Early in January 1806 Golovkin and his cortège reached Urga (Ulan Bator) on their way to Beijing. In Urga, in bitterly cold weather, the entire company were invited to attend an open-air reception at which they were expected to perform the kowtow before a table on which stood a wooden tablet and three candles. Golovkin refused, declaring that he would be happy to prostrate himself before the emperor but could not do so before a piece of wood. With that, the prospects for the mission melted away, and Golovkin and his large train had to retrace their steps to Irkutsk and then St Petersburg.

==Ramifications==
Nothing significant has been written on the Golovkin expedition, even in Russia, since 1875. For the post-war period that may largely be due to the enforced sensitivities of Soviet scholars to the delicacy of Sino-Soviet relations, for, as one of them put it in 1959, it was all a question of the penetration and exploitation of the Chinese market, and that was hardly a friendly act.

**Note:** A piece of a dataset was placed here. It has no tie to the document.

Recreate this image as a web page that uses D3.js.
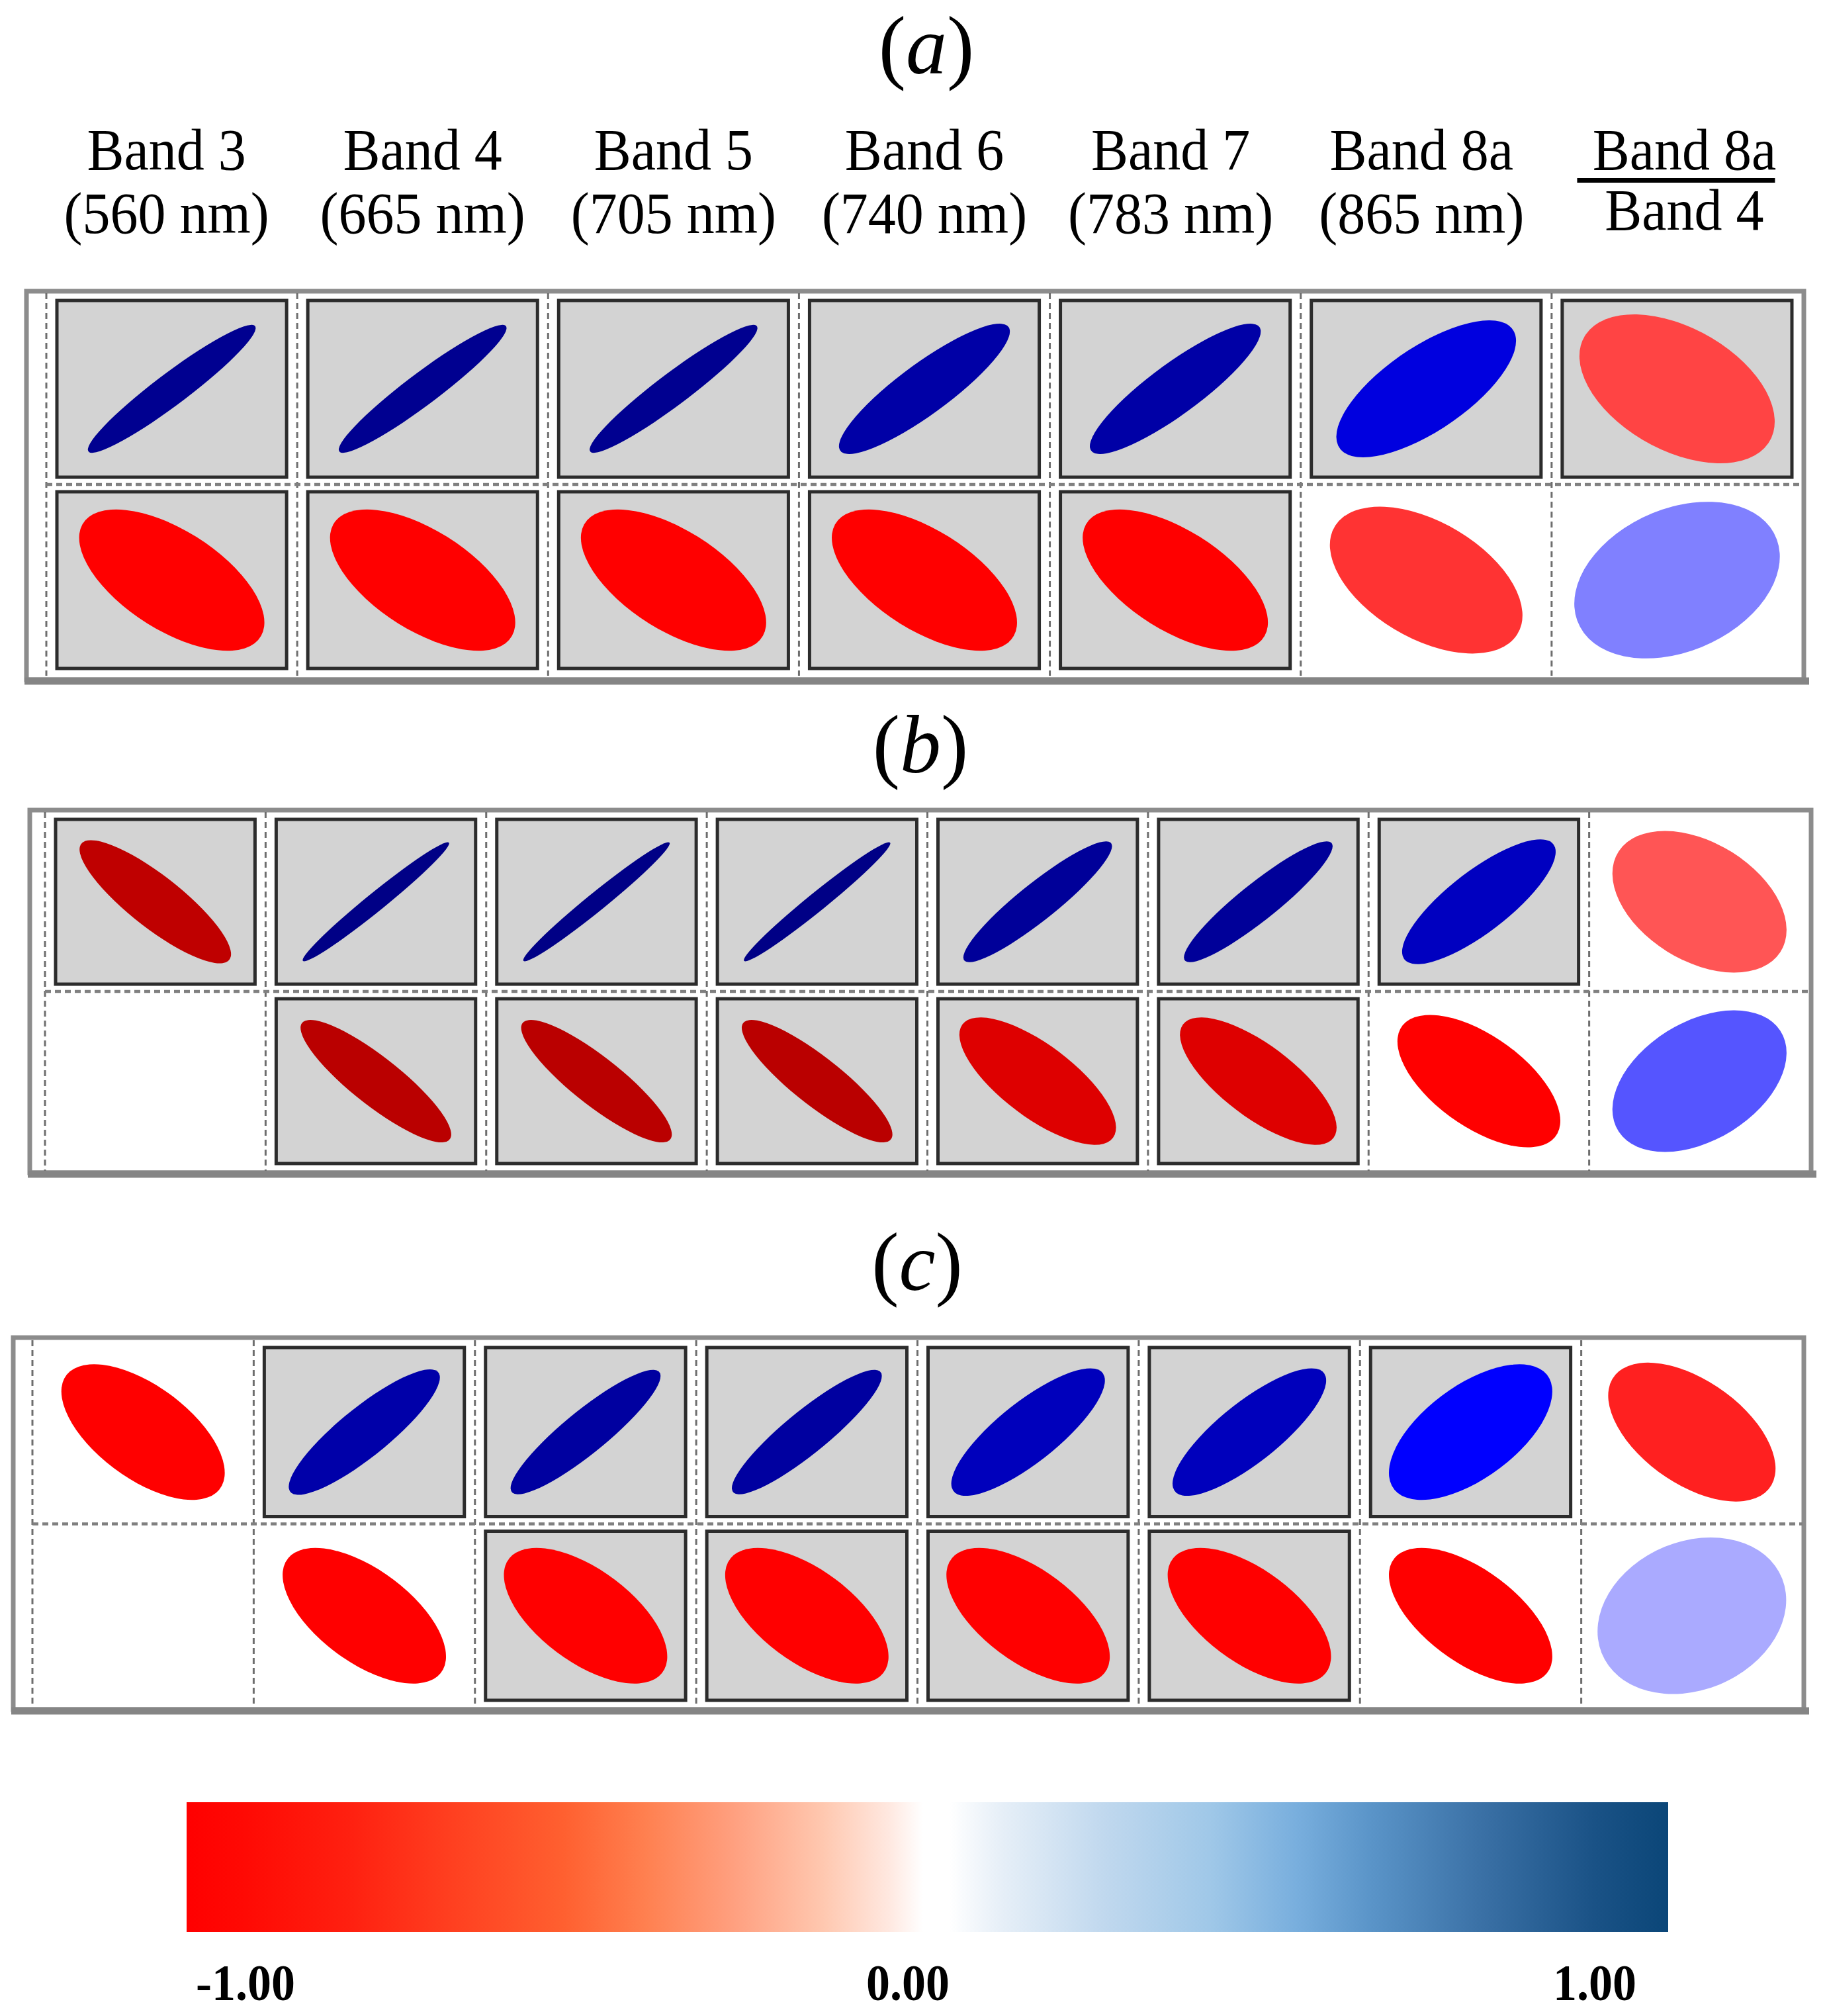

The Golovkin embassy was a political failure, but it provided a unique intellectual opportunity which was not missed by contemporaries in St Petersburg. Filipp Vigel’, whose reminiscences are a valuable source for the workings of Russian upper-class society in the nineteenth century, recorded that the prospect of travelling to China excited much interest; his own motives for participating were, however, somewhat mercenary, for he was short of money and it was only through his influential connections that he was able to land himself with a well-paid position on the embassy in a clerical capacity. More significantly, the embassy included a party of scientists and other ‘savants’ under the direction of the Academy of Sciences and under the leadership of Count Jan Potocki (1761–1815). Potocki's leadership of the scientific team was not simply a matter of his personal connections with the fellow Pole, Prince Adam Jerzy Czartoryski, for his intellectual and political credentials for fulfilling that role were impeccable, and without him it is unlikely that the brilliant German orientalist, Julius Klaproth, would have had any part to play in the mission. Others in the party of scientists carried out a detailed exploration of Siberia, studies of the flora and fauna, and so on.